Required task: Both the line containing "Recreate this image" and the line containing "52.4, 83, 139]" are part of the range to copy, along with every line between them. Copy it exactly and leave out the pictures.

Records provided:

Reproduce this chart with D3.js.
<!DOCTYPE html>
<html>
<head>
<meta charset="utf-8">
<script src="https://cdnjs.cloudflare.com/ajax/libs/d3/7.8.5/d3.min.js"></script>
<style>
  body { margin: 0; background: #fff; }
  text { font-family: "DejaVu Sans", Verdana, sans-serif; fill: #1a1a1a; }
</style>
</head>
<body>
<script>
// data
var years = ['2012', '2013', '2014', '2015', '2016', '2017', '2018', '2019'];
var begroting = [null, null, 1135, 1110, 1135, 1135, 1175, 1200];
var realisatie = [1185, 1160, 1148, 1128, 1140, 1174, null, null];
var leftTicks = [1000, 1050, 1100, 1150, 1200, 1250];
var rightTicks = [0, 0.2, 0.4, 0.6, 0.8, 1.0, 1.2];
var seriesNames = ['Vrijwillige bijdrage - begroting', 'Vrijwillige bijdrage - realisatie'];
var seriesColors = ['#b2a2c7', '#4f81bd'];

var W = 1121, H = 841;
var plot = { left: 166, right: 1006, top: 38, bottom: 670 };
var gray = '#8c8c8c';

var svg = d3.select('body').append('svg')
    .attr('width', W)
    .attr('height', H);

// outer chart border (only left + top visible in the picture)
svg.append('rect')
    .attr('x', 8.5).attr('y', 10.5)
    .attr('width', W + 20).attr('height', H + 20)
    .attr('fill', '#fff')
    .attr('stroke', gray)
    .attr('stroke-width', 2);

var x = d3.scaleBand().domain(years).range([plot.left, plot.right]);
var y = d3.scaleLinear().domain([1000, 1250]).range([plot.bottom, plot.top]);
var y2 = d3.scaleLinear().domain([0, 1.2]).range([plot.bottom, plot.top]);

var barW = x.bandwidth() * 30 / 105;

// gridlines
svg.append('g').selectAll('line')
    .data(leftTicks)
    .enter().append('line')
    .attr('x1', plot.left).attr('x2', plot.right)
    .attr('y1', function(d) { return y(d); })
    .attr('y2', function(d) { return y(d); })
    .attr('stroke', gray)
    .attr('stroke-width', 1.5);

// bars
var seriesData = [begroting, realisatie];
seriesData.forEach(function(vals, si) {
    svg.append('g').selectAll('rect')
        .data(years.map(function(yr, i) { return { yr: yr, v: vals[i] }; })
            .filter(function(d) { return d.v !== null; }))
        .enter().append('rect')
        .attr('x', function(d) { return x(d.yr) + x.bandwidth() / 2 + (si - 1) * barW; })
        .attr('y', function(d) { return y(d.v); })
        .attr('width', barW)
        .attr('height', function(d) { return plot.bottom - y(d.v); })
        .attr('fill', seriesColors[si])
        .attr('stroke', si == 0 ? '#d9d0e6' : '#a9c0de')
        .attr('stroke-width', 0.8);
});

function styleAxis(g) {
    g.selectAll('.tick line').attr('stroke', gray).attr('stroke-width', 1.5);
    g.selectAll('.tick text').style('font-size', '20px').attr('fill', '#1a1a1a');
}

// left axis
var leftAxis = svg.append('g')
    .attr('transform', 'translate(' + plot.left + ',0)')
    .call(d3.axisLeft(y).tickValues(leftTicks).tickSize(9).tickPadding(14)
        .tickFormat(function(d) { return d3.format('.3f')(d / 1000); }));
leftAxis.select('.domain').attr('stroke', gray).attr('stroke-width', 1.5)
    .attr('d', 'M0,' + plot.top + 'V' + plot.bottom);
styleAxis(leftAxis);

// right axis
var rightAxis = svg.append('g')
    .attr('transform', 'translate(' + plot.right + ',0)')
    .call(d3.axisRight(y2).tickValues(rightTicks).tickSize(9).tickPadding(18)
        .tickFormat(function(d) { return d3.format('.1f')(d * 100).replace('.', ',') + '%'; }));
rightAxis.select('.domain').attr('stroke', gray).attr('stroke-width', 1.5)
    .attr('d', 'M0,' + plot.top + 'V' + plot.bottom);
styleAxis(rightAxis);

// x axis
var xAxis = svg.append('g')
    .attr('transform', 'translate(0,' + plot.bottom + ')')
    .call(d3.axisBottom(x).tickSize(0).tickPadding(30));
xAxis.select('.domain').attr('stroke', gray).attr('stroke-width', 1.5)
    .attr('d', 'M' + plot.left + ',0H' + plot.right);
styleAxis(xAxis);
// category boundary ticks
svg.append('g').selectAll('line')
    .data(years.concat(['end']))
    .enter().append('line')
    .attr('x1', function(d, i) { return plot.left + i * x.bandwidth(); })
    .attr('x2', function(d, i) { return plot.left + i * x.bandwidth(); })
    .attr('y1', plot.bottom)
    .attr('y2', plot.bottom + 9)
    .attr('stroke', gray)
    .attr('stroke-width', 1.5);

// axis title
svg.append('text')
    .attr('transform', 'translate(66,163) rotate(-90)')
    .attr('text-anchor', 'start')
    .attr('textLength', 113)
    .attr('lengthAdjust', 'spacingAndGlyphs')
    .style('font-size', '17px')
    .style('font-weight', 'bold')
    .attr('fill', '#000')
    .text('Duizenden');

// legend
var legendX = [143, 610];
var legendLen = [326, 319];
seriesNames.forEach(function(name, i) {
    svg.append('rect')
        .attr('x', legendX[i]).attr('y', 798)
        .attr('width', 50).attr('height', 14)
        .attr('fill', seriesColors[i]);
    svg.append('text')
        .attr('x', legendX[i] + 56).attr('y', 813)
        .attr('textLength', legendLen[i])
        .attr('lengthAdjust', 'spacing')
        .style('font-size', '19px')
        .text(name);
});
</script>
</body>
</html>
==
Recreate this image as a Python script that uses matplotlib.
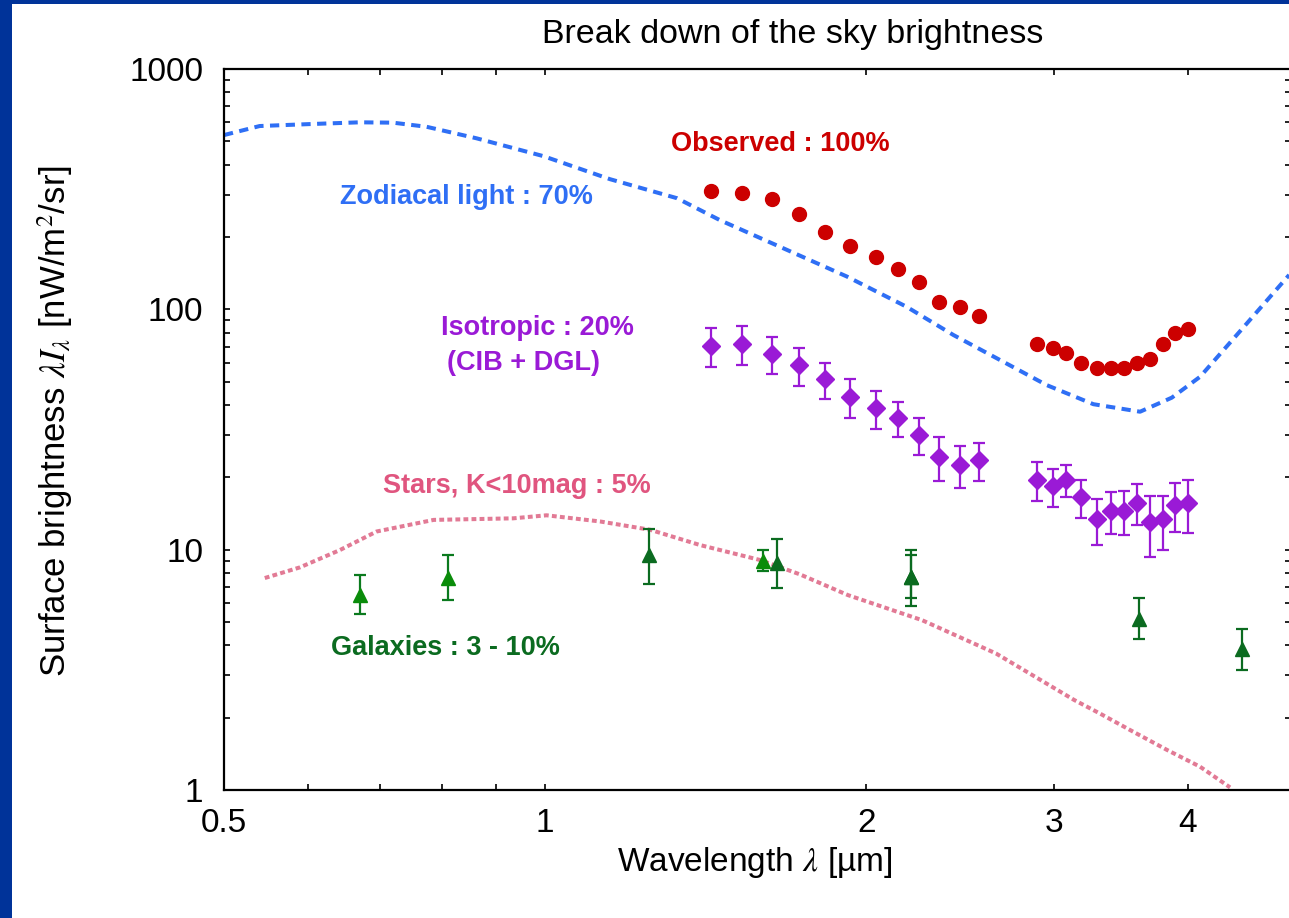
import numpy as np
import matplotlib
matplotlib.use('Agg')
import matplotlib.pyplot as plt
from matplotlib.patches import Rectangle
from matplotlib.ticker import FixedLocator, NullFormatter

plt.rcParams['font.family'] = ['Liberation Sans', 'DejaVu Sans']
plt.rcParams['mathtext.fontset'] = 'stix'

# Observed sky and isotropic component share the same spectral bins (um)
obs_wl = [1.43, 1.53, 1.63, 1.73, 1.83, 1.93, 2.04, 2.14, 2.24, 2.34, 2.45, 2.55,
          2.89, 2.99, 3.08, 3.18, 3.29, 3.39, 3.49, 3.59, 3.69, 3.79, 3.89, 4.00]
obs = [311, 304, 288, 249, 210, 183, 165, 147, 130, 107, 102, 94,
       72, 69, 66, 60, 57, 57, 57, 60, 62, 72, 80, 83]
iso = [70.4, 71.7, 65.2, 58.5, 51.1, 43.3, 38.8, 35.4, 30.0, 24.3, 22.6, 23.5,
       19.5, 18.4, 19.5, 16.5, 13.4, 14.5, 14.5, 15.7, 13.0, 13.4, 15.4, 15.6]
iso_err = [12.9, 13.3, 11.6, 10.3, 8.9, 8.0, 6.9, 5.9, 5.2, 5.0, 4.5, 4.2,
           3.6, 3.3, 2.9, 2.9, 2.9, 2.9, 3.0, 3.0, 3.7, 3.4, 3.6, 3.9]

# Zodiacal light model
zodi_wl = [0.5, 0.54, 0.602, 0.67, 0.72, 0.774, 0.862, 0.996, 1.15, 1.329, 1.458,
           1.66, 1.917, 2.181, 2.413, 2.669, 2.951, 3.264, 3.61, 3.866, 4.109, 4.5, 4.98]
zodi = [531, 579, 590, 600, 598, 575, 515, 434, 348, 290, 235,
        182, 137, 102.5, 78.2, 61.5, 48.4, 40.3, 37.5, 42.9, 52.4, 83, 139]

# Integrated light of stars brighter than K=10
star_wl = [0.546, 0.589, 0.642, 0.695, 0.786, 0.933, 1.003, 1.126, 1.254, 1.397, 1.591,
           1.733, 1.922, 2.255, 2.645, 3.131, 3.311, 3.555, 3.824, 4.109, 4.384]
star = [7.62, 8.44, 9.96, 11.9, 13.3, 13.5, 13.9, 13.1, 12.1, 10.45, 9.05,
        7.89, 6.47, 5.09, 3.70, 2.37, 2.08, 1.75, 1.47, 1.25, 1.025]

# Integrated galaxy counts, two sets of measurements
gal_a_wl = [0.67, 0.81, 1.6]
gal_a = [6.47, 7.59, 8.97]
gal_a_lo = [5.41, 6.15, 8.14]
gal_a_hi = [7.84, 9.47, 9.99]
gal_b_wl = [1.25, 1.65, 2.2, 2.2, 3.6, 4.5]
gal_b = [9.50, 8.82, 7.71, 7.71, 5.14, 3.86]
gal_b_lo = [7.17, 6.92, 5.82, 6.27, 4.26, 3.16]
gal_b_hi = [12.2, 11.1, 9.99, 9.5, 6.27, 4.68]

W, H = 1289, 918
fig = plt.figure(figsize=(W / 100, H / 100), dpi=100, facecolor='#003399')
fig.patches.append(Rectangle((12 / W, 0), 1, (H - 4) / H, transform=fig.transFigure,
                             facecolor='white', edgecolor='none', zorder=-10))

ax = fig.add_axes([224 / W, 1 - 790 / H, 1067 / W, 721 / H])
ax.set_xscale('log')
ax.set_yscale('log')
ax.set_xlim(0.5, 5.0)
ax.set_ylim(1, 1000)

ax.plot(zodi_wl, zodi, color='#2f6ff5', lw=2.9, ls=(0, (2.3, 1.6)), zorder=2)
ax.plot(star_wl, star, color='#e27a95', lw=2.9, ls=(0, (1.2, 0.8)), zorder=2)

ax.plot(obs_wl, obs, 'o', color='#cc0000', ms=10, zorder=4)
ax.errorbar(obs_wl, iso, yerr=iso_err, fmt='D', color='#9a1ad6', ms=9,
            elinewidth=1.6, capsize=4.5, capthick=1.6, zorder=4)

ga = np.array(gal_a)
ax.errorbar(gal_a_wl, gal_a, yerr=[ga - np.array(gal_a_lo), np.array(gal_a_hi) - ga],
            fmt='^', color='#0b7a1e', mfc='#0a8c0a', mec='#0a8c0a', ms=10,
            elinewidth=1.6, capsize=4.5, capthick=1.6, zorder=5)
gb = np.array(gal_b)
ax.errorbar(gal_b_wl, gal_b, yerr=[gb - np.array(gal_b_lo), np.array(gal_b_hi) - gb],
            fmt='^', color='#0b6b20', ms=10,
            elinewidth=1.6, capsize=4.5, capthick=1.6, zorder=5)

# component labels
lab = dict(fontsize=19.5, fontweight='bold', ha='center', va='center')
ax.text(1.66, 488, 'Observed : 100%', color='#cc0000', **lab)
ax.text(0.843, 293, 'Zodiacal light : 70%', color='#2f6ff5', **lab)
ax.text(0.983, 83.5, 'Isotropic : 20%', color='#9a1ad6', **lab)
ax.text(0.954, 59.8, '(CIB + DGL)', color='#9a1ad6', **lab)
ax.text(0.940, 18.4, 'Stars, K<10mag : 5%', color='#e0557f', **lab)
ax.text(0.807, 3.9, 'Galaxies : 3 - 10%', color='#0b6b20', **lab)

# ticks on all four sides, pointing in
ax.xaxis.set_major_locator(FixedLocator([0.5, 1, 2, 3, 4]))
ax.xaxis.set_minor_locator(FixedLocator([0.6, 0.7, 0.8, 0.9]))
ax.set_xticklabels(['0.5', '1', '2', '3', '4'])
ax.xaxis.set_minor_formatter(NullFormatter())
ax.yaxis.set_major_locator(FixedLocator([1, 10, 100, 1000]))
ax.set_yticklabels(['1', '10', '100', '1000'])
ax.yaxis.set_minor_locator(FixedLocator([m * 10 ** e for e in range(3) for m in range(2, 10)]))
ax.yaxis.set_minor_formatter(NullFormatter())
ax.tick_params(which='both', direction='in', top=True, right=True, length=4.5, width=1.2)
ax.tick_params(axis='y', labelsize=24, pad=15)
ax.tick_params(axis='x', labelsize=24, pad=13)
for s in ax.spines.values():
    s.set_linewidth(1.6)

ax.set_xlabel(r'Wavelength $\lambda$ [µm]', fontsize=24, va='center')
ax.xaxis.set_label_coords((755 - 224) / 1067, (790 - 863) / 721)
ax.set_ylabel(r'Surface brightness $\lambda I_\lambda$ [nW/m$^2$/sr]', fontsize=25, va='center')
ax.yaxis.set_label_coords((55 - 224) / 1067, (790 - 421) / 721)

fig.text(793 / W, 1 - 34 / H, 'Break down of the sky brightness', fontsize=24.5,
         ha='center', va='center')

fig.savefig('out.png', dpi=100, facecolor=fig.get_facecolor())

Exercise response:
Recreate this image as a Python script that uses matplotlib.
import numpy as np
import matplotlib
matplotlib.use('Agg')
import matplotlib.pyplot as plt
from matplotlib.patches import Rectangle
from matplotlib.ticker import FixedLocator, NullFormatter

plt.rcParams['font.family'] = ['Liberation Sans', 'DejaVu Sans']
plt.rcParams['mathtext.fontset'] = 'stix'

# Observed sky and isotropic component share the same spectral bins (um)
obs_wl = [1.43, 1.53, 1.63, 1.73, 1.83, 1.93, 2.04, 2.14, 2.24, 2.34, 2.45, 2.55,
          2.89, 2.99, 3.08, 3.18, 3.29, 3.39, 3.49, 3.59, 3.69, 3.79, 3.89, 4.00]
obs = [311, 304, 288, 249, 210, 183, 165, 147, 130, 107, 102, 94,
       72, 69, 66, 60, 57, 57, 57, 60, 62, 72, 80, 83]
iso = [70.4, 71.7, 65.2, 58.5, 51.1, 43.3, 38.8, 35.4, 30.0, 24.3, 22.6, 23.5,
       19.5, 18.4, 19.5, 16.5, 13.4, 14.5, 14.5, 15.7, 13.0, 13.4, 15.4, 15.6]
iso_err = [12.9, 13.3, 11.6, 10.3, 8.9, 8.0, 6.9, 5.9, 5.2, 5.0, 4.5, 4.2,
           3.6, 3.3, 2.9, 2.9, 2.9, 2.9, 3.0, 3.0, 3.7, 3.4, 3.6, 3.9]

# Zodiacal light model
zodi_wl = [0.5, 0.54, 0.602, 0.67, 0.72, 0.774, 0.862, 0.996, 1.15, 1.329, 1.458,
           1.66, 1.917, 2.181, 2.413, 2.669, 2.951, 3.264, 3.61, 3.866, 4.109, 4.5, 4.98]
zodi = [531, 579, 590, 600, 598, 575, 515, 434, 348, 290, 235,
        182, 137, 102.5, 78.2, 61.5, 48.4, 40.3, 37.5, 42.9, 52.4, 83, 139]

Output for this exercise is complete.